## SUPPLIED DATA
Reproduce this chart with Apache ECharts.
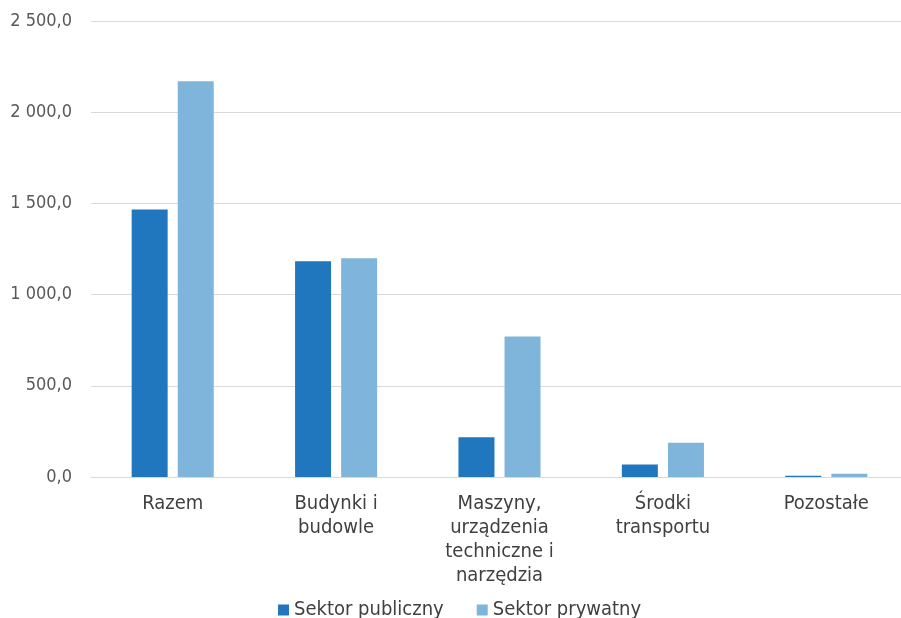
<!DOCTYPE html>
<html>
<head>
<meta charset="utf-8">
<script src="https://cdn.jsdelivr.net/npm/echarts@6/dist/echarts.min.js"></script>
<style>
html,body{margin:0;padding:0;background:#fff;overflow:hidden;width:901px;height:618px;}
#c{width:910px;height:618px;}
</style>
</head>
<body>
<div id="c"></div>
<script>
var categories = ["Razem", "Budynki i\nbudowle", "Maszyny,\nurządzenia\ntechniczne i\nnarzędzia", "Środki\ntransportu", "Pozostałe"];
var seriesNames = ["Sektor publiczny", "Sektor prywatny"];
var publicValues = [1467, 1183, 218, 68, 7];
var privateValues = [2170, 1199, 770, 188, 18];
var yTicks = [0, 500, 1000, 1500, 2000, 2500];

var FONT = '"DejaVu Sans Condensed", "Open Sans", sans-serif';

function fmt(v) {
  var s = v.toFixed(1).replace('.', ',');
  var parts = s.split(',');
  parts[0] = parts[0].replace(/\B(?=(\d{3})+(?!\d))/g, ' ');
  return parts.join(',');
}

var chart = echarts.init(document.getElementById('c'));
chart.setOption({
  animation: false,
  textStyle: { fontFamily: FONT },
  grid: { left: 91, top: 21, width: 817, height: 456, containLabel: false },
  legend: {
    top: 595,
    left: 273,
    itemWidth: 11,
    itemHeight: 11,
    itemGap: 33,
    icon: 'rect',
    textStyle: { fontFamily: FONT, fontSize: 20, color: '#404040' },
    data: seriesNames
  },
  xAxis: {
    type: 'category',
    data: categories,
    axisLine: { lineStyle: { color: '#d9d9d9', width: 1 } },
    axisTick: { show: false },
    axisLabel: { fontFamily: FONT, fontSize: 20, color: '#404040', lineHeight: 24, margin: 15, interval: 0 }
  },
  yAxis: {
    type: 'value',
    min: 0,
    max: 2500,
    interval: 500,
    axisLine: { show: false },
    axisTick: { show: false },
    splitLine: { lineStyle: { color: '#d9d9d9', width: 1 } },
    axisLabel: { fontFamily: FONT, fontSize: 18, color: '#595959', margin: 19, formatter: fmt }
  },
  series: [
    {
      name: seriesNames[0],
      type: 'bar',
      data: publicValues,
      barWidth: 36,
      barGap: '28%',
      itemStyle: { color: '#2177bd' }
    },
    {
      name: seriesNames[1],
      type: 'bar',
      data: privateValues,
      barWidth: 36,
      itemStyle: { color: '#80b5db' }
    }
  ]
});
</script>
</body>
</html>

## WHAT THE TASK ASKS
Reproduce all of the data exactly; the pictures do not belong in the copy.

## REPLY
Reproduce this chart with Apache ECharts.
<!DOCTYPE html>
<html>
<head>
<meta charset="utf-8">
<script src="https://cdn.jsdelivr.net/npm/echarts@6/dist/echarts.min.js"></script>
<style>
html,body{margin:0;padding:0;background:#fff;overflow:hidden;width:901px;height:618px;}
#c{width:910px;height:618px;}
</style>
</head>
<body>
<div id="c"></div>
<script>
var categories = ["Razem", "Budynki i\nbudowle", "Maszyny,\nurządzenia\ntechniczne i\nnarzędzia", "Środki\ntransportu", "Pozostałe"];
var seriesNames = ["Sektor publiczny", "Sektor prywatny"];
var publicValues = [1467, 1183, 218, 68, 7];
var privateValues = [2170, 1199, 770, 188, 18];
var yTicks = [0, 500, 1000, 1500, 2000, 2500];

var FONT = '"DejaVu Sans Condensed", "Open Sans", sans-serif';

function fmt(v) {
  var s = v.toFixed(1).replace('.', ',');
  var parts = s.split(',');
  parts[0] = parts[0].replace(/\B(?=(\d{3})+(?!\d))/g, ' ');
  return parts.join(',');
}

var chart = echarts.init(document.getElementById('c'));
chart.setOption({
  animation: false,
  textStyle: { fontFamily: FONT },
  grid: { left: 91, top: 21, width: 817, height: 456, containLabel: false },
  legend: {
    top: 595,
    left: 273,
    itemWidth: 11,
    itemHeight: 11,
    itemGap: 33,
    icon: 'rect',
    textStyle: { fontFamily: FONT, fontSize: 20, color: '#404040' },
    data: seriesNames
  },
  xAxis: {
    type: 'category',
    data: categories,
    axisLine: { lineStyle: { color: '#d9d9d9', width: 1 } },
    axisTick: { show: false },
    axisLabel: { fontFamily: FONT, fontSize: 20, color: '#404040', lineHeight: 24, margin: 15, interval: 0 }
  },
  yAxis: {
    type: 'value',
    min: 0,
    max: 2500,
    interval: 500,
    axisLine: { show: false },
    axisTick: { show: false },
    splitLine: { lineStyle: { color: '#d9d9d9', width: 1 } },
    axisLabel: { fontFamily: FONT, fontSize: 18, color: '#595959', margin: 19, formatter: fmt }
  },
  series: [
    {
      name: seriesNames[0],
      type: 'bar',
      data: publicValues,
      barWidth: 36,
      barGap: '28%',
      itemStyle: { color: '#2177bd' }
    },
    {
      name: seriesNames[1],
      type: 'bar',
      data: privateValues,
      barWidth: 36,
      itemStyle: { color: '#80b5db' }
    }
  ]
});
</script>
</body>
</html>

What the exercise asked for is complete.